* [Set exercise]:
Copy out all the lines exactly. Omit pictures.

* [Data block]:
##############################
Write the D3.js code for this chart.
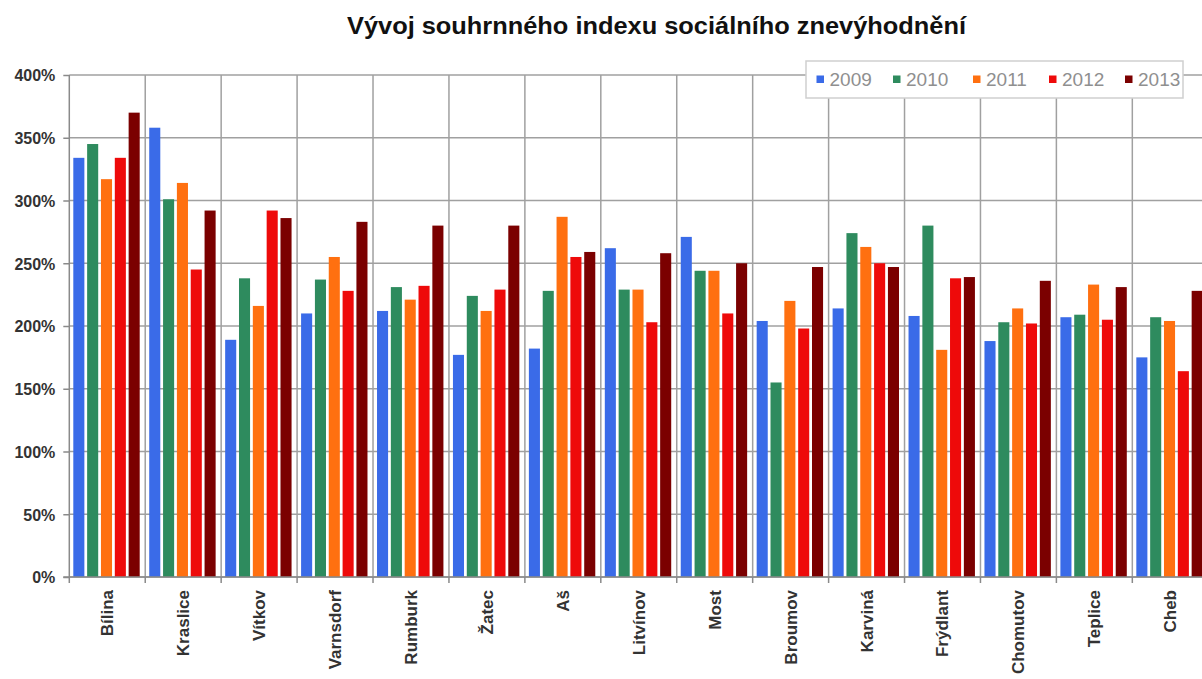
<!DOCTYPE html>
<html><head><meta charset="utf-8">
<script src="https://cdn.jsdelivr.net/npm/d3@7"></script>
<style>body{margin:0;background:#fff;}svg{display:block;font-family:"Liberation Sans",Arial,sans-serif;}</style>
</head><body>
<svg id="chart" width="1202" height="679"></svg>
<script>
const title = "Vývoj souhrnného indexu sociálního znevýhodnění";
const categories = ["Bílina","Kraslice","Vítkov","Varnsdorf","Rumburk","Žatec","Aš","Litvínov","Most","Broumov","Karviná","Frýdlant","Chomutov","Teplice","Cheb"];
const years = ["2009","2010","2011","2012","2013"];
const v2009 = [334,358,189,210,212,177,182,262,271,204,214,208,188,207,175];
const v2010 = [345,301,238,237,231,224,228,229,244,155,274,280,203,209,207];
const v2011 = [317,314,216,255,221,212,287,229,244,220,263,181,214,233,204];
const v2012 = [334,245,292,228,232,229,255,203,210,198,250,238,202,205,164];
const v2013 = [370,292,286,283,280,280,259,258,250,247,247,239,236,231,228];
const seriesValues = [v2009,v2010,v2011,v2012,v2013];
const colors = ["#3a6be8","#2e8b5e","#ff7010","#ee0a0a","#7b0000"];
const yTicks = [0,50,100,150,200,250,300,350,400];

(function(){
const svg = d3.select("#chart");
const pL = 69.3, pR = 69.3 + 15*75.93, pT = 75, pB = 577;
const x = d3.scaleBand().domain(categories).range([pL, pR]).padding(0);
const xi = d3.scaleBand().domain(years).range([4, 4 + 4*13.85 + 11]).paddingInner(0.2).paddingOuter(0);
const y = d3.scaleLinear().domain([0,400]).range([pB, pT]);

// horizontal grid
svg.append("g").selectAll("line").data(yTicks).join("line")
  .attr("x1", pL).attr("x2", pR)
  .attr("y1", d => y(d)).attr("y2", d => y(d))
  .attr("stroke", "#a0a0a0").attr("stroke-width", 1.5);
// vertical grid
const bounds = categories.map(c => x(c)).concat([pR]);
svg.append("g").selectAll("line").data(bounds.slice(1)).join("line")
  .attr("x1", d => d).attr("x2", d => d)
  .attr("y1", pT).attr("y2", pB)
  .attr("stroke", "#a0a0a0").attr("stroke-width", 1.5);

// bars
const data = [];
categories.forEach((c, i) => years.forEach((yr, j) => data.push({c, yr, j, v: seriesValues[j][i]})));
svg.append("g").selectAll("rect").data(data).join("rect")
  .attr("x", d => x(d.c) + xi(d.yr))
  .attr("width", xi.bandwidth())
  .attr("y", d => y(d.v))
  .attr("height", d => pB - y(d.v))
  .attr("fill", d => colors[d.j]);

// y axis
const yAxis = d3.axisLeft(y).tickValues(yTicks).tickFormat(d => d + "%").tickSize(6).tickPadding(8);
const gy = svg.append("g").attr("transform", `translate(${pL},0)`).call(yAxis);
gy.select(".domain").attr("stroke", "#8a8a8a").attr("stroke-width", 1.5).attr("d", `M0,${pT}V${pB}`);
gy.selectAll(".tick line").attr("stroke", "#8a8a8a").attr("stroke-width", 1.5);
gy.selectAll(".tick text").attr("fill", "#333").attr("font-size", 16).attr("font-weight", "bold")
  .attr("font-family", "'Liberation Sans',Arial,sans-serif").attr("dy", "0.36em");

// x axis
svg.append("line").attr("x1", pL - 6).attr("x2", pR).attr("y1", pB).attr("y2", pB)
  .attr("stroke", "#8a8a8a").attr("stroke-width", 1.5);
svg.append("g").selectAll("line").data(bounds).join("line")
  .attr("x1", d => d).attr("x2", d => d).attr("y1", pB).attr("y2", pB + 6)
  .attr("stroke", "#8a8a8a").attr("stroke-width", 1.5);
svg.append("g").selectAll("text").data(categories).join("text")
  .attr("transform", d => `translate(${x(d) + x.bandwidth()/2 + 6},590) rotate(-90)`)
  .attr("text-anchor", "end")
  .attr("font-size", 17).attr("font-weight", "bold").attr("fill", "#333")
  .text(d => d);

// title
svg.append("text").attr("x", 656.5).attr("y", 33.5).attr("text-anchor", "middle")
  .attr("font-size", 23.5).attr("font-weight", "bold").attr("fill", "#111")
  .attr("textLength", 619).attr("lengthAdjust", "spacingAndGlyphs").text(title);

// legend
const lg = svg.append("g");
lg.append("rect").attr("x", 806).attr("y", 61).attr("width", 377).attr("height", 37)
  .attr("fill", "#fff").attr("stroke", "#cfcfcf").attr("stroke-width", 1.5);
const lx = [816.5, 893, 973, 1049, 1125];
years.forEach((yr, j) => {
  lg.append("rect").attr("x", lx[j]).attr("y", 75.5).attr("width", 7.5).attr("height", 7.5).attr("fill", colors[j]);
  lg.append("text").attr("x", lx[j] + 13).attr("y", 85.5).attr("font-size", 19)
    .attr("fill", "#8f8f8f").text(yr);
});
})();
</script>
</body></html>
##############################
* [Reply to the task]:
Write the D3.js code for this chart.
<!DOCTYPE html>
<html><head><meta charset="utf-8">
<script src="https://cdn.jsdelivr.net/npm/d3@7"></script>
<style>body{margin:0;background:#fff;}svg{display:block;font-family:"Liberation Sans",Arial,sans-serif;}</style>
</head><body>
<svg id="chart" width="1202" height="679"></svg>
<script>
const title = "Vývoj souhrnného indexu sociálního znevýhodnění";
const categories = ["Bílina","Kraslice","Vítkov","Varnsdorf","Rumburk","Žatec","Aš","Litvínov","Most","Broumov","Karviná","Frýdlant","Chomutov","Teplice","Cheb"];
const years = ["2009","2010","2011","2012","2013"];
const v2009 = [334,358,189,210,212,177,182,262,271,204,214,208,188,207,175];
const v2010 = [345,301,238,237,231,224,228,229,244,155,274,280,203,209,207];
const v2011 = [317,314,216,255,221,212,287,229,244,220,263,181,214,233,204];
const v2012 = [334,245,292,228,232,229,255,203,210,198,250,238,202,205,164];
const v2013 = [370,292,286,283,280,280,259,258,250,247,247,239,236,231,228];
const seriesValues = [v2009,v2010,v2011,v2012,v2013];
const colors = ["#3a6be8","#2e8b5e","#ff7010","#ee0a0a","#7b0000"];
const yTicks = [0,50,100,150,200,250,300,350,400];

(function(){
const svg = d3.select("#chart");
const pL = 69.3, pR = 69.3 + 15*75.93, pT = 75, pB = 577;
const x = d3.scaleBand().domain(categories).range([pL, pR]).padding(0);
const xi = d3.scaleBand().domain(years).range([4, 4 + 4*13.85 + 11]).paddingInner(0.2).paddingOuter(0);
const y = d3.scaleLinear().domain([0,400]).range([pB, pT]);

// horizontal grid
svg.append("g").selectAll("line").data(yTicks).join("line")
  .attr("x1", pL).attr("x2", pR)
  .attr("y1", d => y(d)).attr("y2", d => y(d))
  .attr("stroke", "#a0a0a0").attr("stroke-width", 1.5);
// vertical grid
const bounds = categories.map(c => x(c)).concat([pR]);
svg.append("g").selectAll("line").data(bounds.slice(1)).join("line")
  .attr("x1", d => d).attr("x2", d => d)
  .attr("y1", pT).attr("y2", pB)
  .attr("stroke", "#a0a0a0").attr("stroke-width", 1.5);

// bars
const data = [];
categories.forEach((c, i) => years.forEach((yr, j) => data.push({c, yr, j, v: seriesValues[j][i]})));
svg.append("g").selectAll("rect").data(data).join("rect")
  .attr("x", d => x(d.c) + xi(d.yr))
  .attr("width", xi.bandwidth())
  .attr("y", d => y(d.v))
  .attr("height", d => pB - y(d.v))
  .attr("fill", d => colors[d.j]);

// y axis
const yAxis = d3.axisLeft(y).tickValues(yTicks).tickFormat(d => d + "%").tickSize(6).tickPadding(8);
const gy = svg.append("g").attr("transform", `translate(${pL},0)`).call(yAxis);
gy.select(".domain").attr("stroke", "#8a8a8a").attr("stroke-width", 1.5).attr("d", `M0,${pT}V${pB}`);
gy.selectAll(".tick line").attr("stroke", "#8a8a8a").attr("stroke-width", 1.5);
gy.selectAll(".tick text").attr("fill", "#333").attr("font-size", 16).attr("font-weight", "bold")
  .attr("font-family", "'Liberation Sans',Arial,sans-serif").attr("dy", "0.36em");

// x axis
svg.append("line").attr("x1", pL - 6).attr("x2", pR).attr("y1", pB).attr("y2", pB)
  .attr("stroke", "#8a8a8a").attr("stroke-width", 1.5);
svg.append("g").selectAll("line").data(bounds).join("line")
  .attr("x1", d => d).attr("x2", d => d).attr("y1", pB).attr("y2", pB + 6)
  .attr("stroke", "#8a8a8a").attr("stroke-width", 1.5);
svg.append("g").selectAll("text").data(categories).join("text")
  .attr("transform", d => `translate(${x(d) + x.bandwidth()/2 + 6},590) rotate(-90)`)
  .attr("text-anchor", "end")
  .attr("font-size", 17).attr("font-weight", "bold").attr("fill", "#333")
  .text(d => d);

// title
svg.append("text").attr("x", 656.5).attr("y", 33.5).attr("text-anchor", "middle")
  .attr("font-size", 23.5).attr("font-weight", "bold").attr("fill", "#111")
  .attr("textLength", 619).attr("lengthAdjust", "spacingAndGlyphs").text(title);

// legend
const lg = svg.append("g");
lg.append("rect").attr("x", 806).attr("y", 61).attr("width", 377).attr("height", 37)
  .attr("fill", "#fff").attr("stroke", "#cfcfcf").attr("stroke-width", 1.5);
const lx = [816.5, 893, 973, 1049, 1125];
years.forEach((yr, j) => {
  lg.append("rect").attr("x", lx[j]).attr("y", 75.5).attr("width", 7.5).attr("height", 7.5).attr("fill", colors[j]);
  lg.append("text").attr("x", lx[j] + 13).attr("y", 85.5).attr("font-size", 19)
    .attr("fill", "#8f8f8f").text(yr);
});
})();
</script>
</body></html>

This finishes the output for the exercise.